Blame belongs everywhere, then, up and down the lineup and throughout the pitching staff, in the dugout and in the front office.
As the White Sox await the imminent returns of Tim Anderson, Liam Hendriks and Garrett Crochet — all set to start rehab assignments in the next week or so — they can do little but show their faith. Faith, of course, is belief without evidence, and though Grifol pointed to the past production of this team’s players, there’s been nothing offered since Opening Day that’s served as evidence to anything but a team destined for the kinds of big changes fans are calling for — not that any such moves should be expected to save this season, either.
But that’s what these White Sox employees are tasked with: saving this season.
“In terms of living and dying with losses and wanting this thing to be right and devoting every moment you have to trying to get it right, we feel that,” Hahn said. “Where we’re at right now is not acceptable, and we’re going to do everything in our power to get it right as long as we have the ability to get it right.

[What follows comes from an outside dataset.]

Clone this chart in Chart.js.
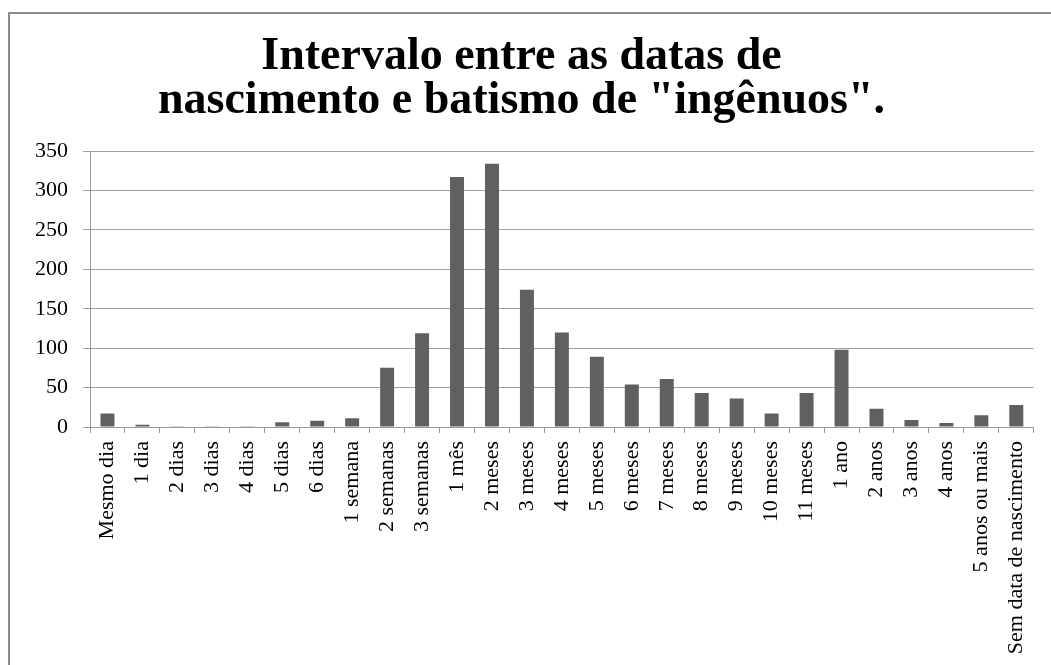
<!DOCTYPE html>
<html>
<head>
<meta charset="utf-8">
<script src="https://cdn.jsdelivr.net/npm/chart.js@4/dist/chart.umd.min.js"></script>
<style>
  html, body { margin: 0; padding: 0; background: #ffffff; overflow: hidden; }
  #frame { position: absolute; left: 8px; top: 12px; width: 1100px; height: 700px; border: 2px solid #8c8c8c; box-sizing: border-box; }
  #wrap { position: absolute; left: 0; top: 0; width: 1051px; height: 665px; }
</style>
</head>
<body>
<div id="frame"></div>
<div id="wrap"><canvas id="c" width="1051" height="665"></canvas></div>
<script>
const titleLines = ['Intervalo entre as datas de', 'nascimento e batismo de "ingênuos".'];
const categories = ['Mesmo dia', '1 dia', '2 dias', '3 dias', '4 dias', '5 dias', '6 dias', '1 semana', '2 semanas', '3 semanas', '1 mês', '2 meses', '3 meses', '4 meses', '5 meses', '6 meses', '7 meses', '8 meses', '9 meses', '10 meses', '11 meses', '1 ano', '2 anos', '3 anos', '4 anos', '5 anos ou mais', 'Sem data de nascimento'];
const counts = [17, 3, 1, 1, 1, 6, 8, 11, 75, 119, 317, 334, 174, 120, 89, 54, 61, 43, 36, 17, 43, 98, 23, 9, 5, 15, 28];
const yMin = 0, yMax = 350, yStep = 50;

const serif = "'Liberation Serif', 'Times New Roman', serif";

new Chart(document.getElementById('c'), {
  type: 'bar',
  data: {
    labels: categories,
    datasets: [{
      data: counts,
      backgroundColor: '#606060',
      borderWidth: 0,
      barPercentage: 0.4,
      categoryPercentage: 1.0
    }]
  },
  options: {
    responsive: false,
    animation: false,
    devicePixelRatio: 1,
    layout: { padding: { left: 8, right: 16, top: 0, bottom: 0 } },
    plugins: {
      legend: { display: false },
      tooltip: { enabled: false },
      title: {
        display: true,
        text: titleLines,
        color: '#000000',
        font: { family: serif, size: 46, weight: 'bold', lineHeight: 0.957 },
        padding: { top: 35, bottom: 28 }
      }
    },
    scales: {
      x: {
        grid: { drawOnChartArea: false, drawTicks: true, tickLength: 6, color: '#9a9a9a', offset: true },
        border: { display: true, color: '#9a9a9a', width: 1 },
        ticks: {
          color: '#000000',
          font: { family: serif, size: 22 },
          minRotation: 90, maxRotation: 90,
          autoSkip: false,
          padding: 8
        },
        afterFit: (s) => { s.height = 238; }
      },
      y: {
        min: yMin, max: yMax,
        grid: { color: '#a0a0a0', tickLength: 7, drawTicks: true },
        border: { display: true, color: '#9a9a9a', width: 1 },
        ticks: {
          stepSize: yStep,
          color: '#000000',
          font: { family: serif, size: 22 },
          padding: 15
        },
        afterFit: (s) => { s.width = 82; }
      }
    }
  }
});
</script>
</body>
</html>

“We felt we had the talent to contend for a championship. We felt we had the talent to contend for this division and make some noise in the postseason. That goal hasn’t changed. We made our job a heck of a lot harder based on the first 25 games. But the goal hasn’t changed.
“I believe in this group. You’re not going to see me sitting out here 25 games into the season saying I don’t believe in this group, based on the talent we have in there, the track record these guys have, the focus and commitment to these players.
“You’re not going to see me abandon ship 25 games in.”